The Virgin Mary, even as a child, is the answer to this barrenness. She prepares her body and soul to be fruit-bearing. She prepares to give flesh to the Word of God. The Fool creates a vacuum. The Virgin creates a home for God.

4. Preparing the Room

So, as we stand in this Nativity Fast, the question is forced upon us: Which religion do you practice? Do you practice the religion of the Rich Fool – the religion of anxiety, accumulation, and the obsession with the Self? Or do you practice the religion of the Theotokos – the religion of loving surrender?

Some of us may feel the pressure of the world to “build bigger barns” – to prioritize our career over our prayer, or our bank account over our children’s spiritual formation. Do not be deceived. That road ends in the grave. “This night thy soul shall be required of thee.” Death is the great destroyer of the illusion of autonomy. When death comes, your barns will not save you. Your politics will not save you. Your “identity” will not save you.

Only that which is of Christ will survive.

5. Our Call to the Temple

Brothers and sisters: We are sending our children into a world that wants to turn them into Rich Fools. The schools, the screens, the culture – they are all catechizing your children to worship themselves. We must do what Joachim and Anna did. We must bring them to the Temple. And we must bring ourselves to the Temple.

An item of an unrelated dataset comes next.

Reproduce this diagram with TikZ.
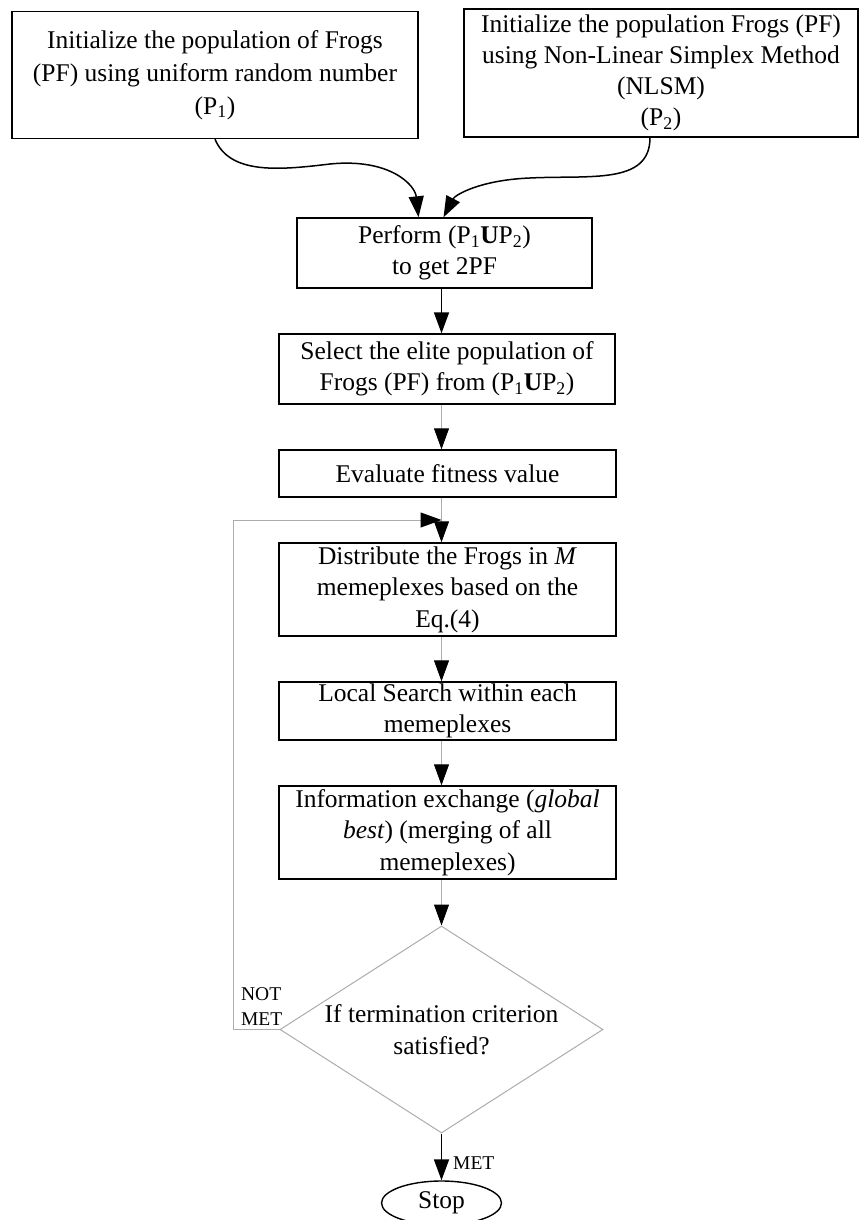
\documentclass[tikz,border=0pt]{standalone}
\usepackage{fontspec}
\setmainfont{Liberation Serif}
\usetikzlibrary{shapes.geometric,arrows.meta,calc}
\begin{document}
\begin{tikzpicture}[x=1pt,y=-1pt,
  box/.style={draw=black, line width=1.4pt, rectangle, align=center, inner sep=0pt, font=\fontsize{25.5}{31.5}\selectfont},
  tipstyle/.style={-{Triangle[length=21pt,width=15pt,color=black]}},
  thickarrow/.style={tipstyle, line width=1.8pt, draw=black},
  thinarrow/.style={tipstyle, line width=1pt, draw=gray!65},
  lbl/.style={font=\fontsize{19.5}{25}\selectfont, inner sep=0pt}
]
\useasboundingbox (0,0) rectangle (859,1220);

\node[box, minimum width=406pt, minimum height=127pt, font=\fontsize{25.5}{33}\selectfont] (A) at (215,75)
  {Initialize the population of Frogs\\(PF) using uniform random number\\(P\textsubscript{1})};
\node[box, minimum width=394pt, minimum height=128pt, font=\fontsize{25.5}{31}\selectfont] (B) at (661,73)
  {Initialize the population Frogs (PF)\\using Non-Linear Simplex Method\\(NLSM)\\(P\textsubscript{2})};
\node[box, minimum width=295pt, minimum height=70pt] (C) at (444.5,253)
  {Perform (P\textsubscript{1}\textbf{U}P\textsubscript{2})\\to get 2PF};
\node[box, minimum width=336pt, minimum height=70pt] (D) at (447,369)
  {Select the elite population of\\Frogs (PF) from (P\textsubscript{1}\textbf{U}P\textsubscript{2})};
\node[box, minimum width=337pt, minimum height=47pt] (E) at (447.5,473.5)
  {Evaluate fitness value};
\node[box, minimum width=337pt, minimum height=93pt] (F) at (447.5,589.5)
  {Distribute the Frogs in \textit{M}\\memeplexes based on the\\Eq.(4)};
\node[box, minimum width=337pt, minimum height=58pt] (G) at (447.5,711)
  {Local Search within each\\memeplexes};
\node[box, minimum width=337pt, minimum height=93pt] (H) at (447.5,832.5)
  {Information exchange (\textit{global}\\\textit{best}) (merging of all\\memeplexes)};
\node[diamond, draw=gray!65, line width=1pt, aspect=1.56, minimum width=323pt, minimum height=207pt, inner sep=0pt, align=center, font=\fontsize{25.5}{32}\selectfont] (Q) at (441.5,1029.5)
  {If termination criterion\\satisfied?};
\node[ellipse, draw=black, line width=1.4pt, minimum width=120pt, minimum height=44pt, inner sep=0pt, font=\fontsize{25.5}{31.5}\selectfont] (S) at (441.5,1203) {Stop};

% curved inputs
\draw[line width=1.5pt, tipstyle] (A.south) .. controls (230,175) and (280,170) .. (330,164)
  .. controls (390,158) and (415,185) .. ($(C.north)+(-26,0)$);
\draw[line width=1.5pt, tipstyle] ($(B.south)+(-11,0)$) .. controls (650,185) and (590,175) .. (530,178)
  .. controls (480,180) and (455,195) .. ($(C.north)+(-1,0)$);

% main chain
\draw[thickarrow] (C.south -| Q.north) -- (D.north -| Q.north);
\draw[thinarrow] (D.south -| Q.north) -- (E.north -| Q.north);
\draw[thinarrow] (E.south -| Q.north) -- (F.north -| Q.north);
\draw[thinarrow] (F.south -| Q.north) -- (G.north -| Q.north);
\draw[thinarrow] (G.south -| Q.north) -- (H.north -| Q.north);
\draw[thinarrow] (H.south -| Q.north) -- (Q.north);
\draw[thickarrow] (Q.south) -- (S.north);

% loop back
\coordinate (loopL) at (233,520);
\draw[thinarrow] (Q.west) -| (loopL) -- (Q.north |- loopL);

% labels
\node[lbl, align=left, anchor=south east] (nm) at ($(Q.west)+(3,-4)$) {NOT\\MET};
\node[lbl, anchor=west] (met) at (453,1163) {MET};
\end{tikzpicture}
\end{document}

Let us stop building monuments to our own vanity. Let us tear down the barns of our ego. Let us enter the silence of the sanctuary, with the humility of a child, and say to the Lord: “I am not my own. I am Thine.”

Let the world have its full barns and its empty hearts. We will take the small, narrow road of the Virgin – the road of submission, which leads to the only true Greatness.

To Him be glory unto the ages of ages. Amen.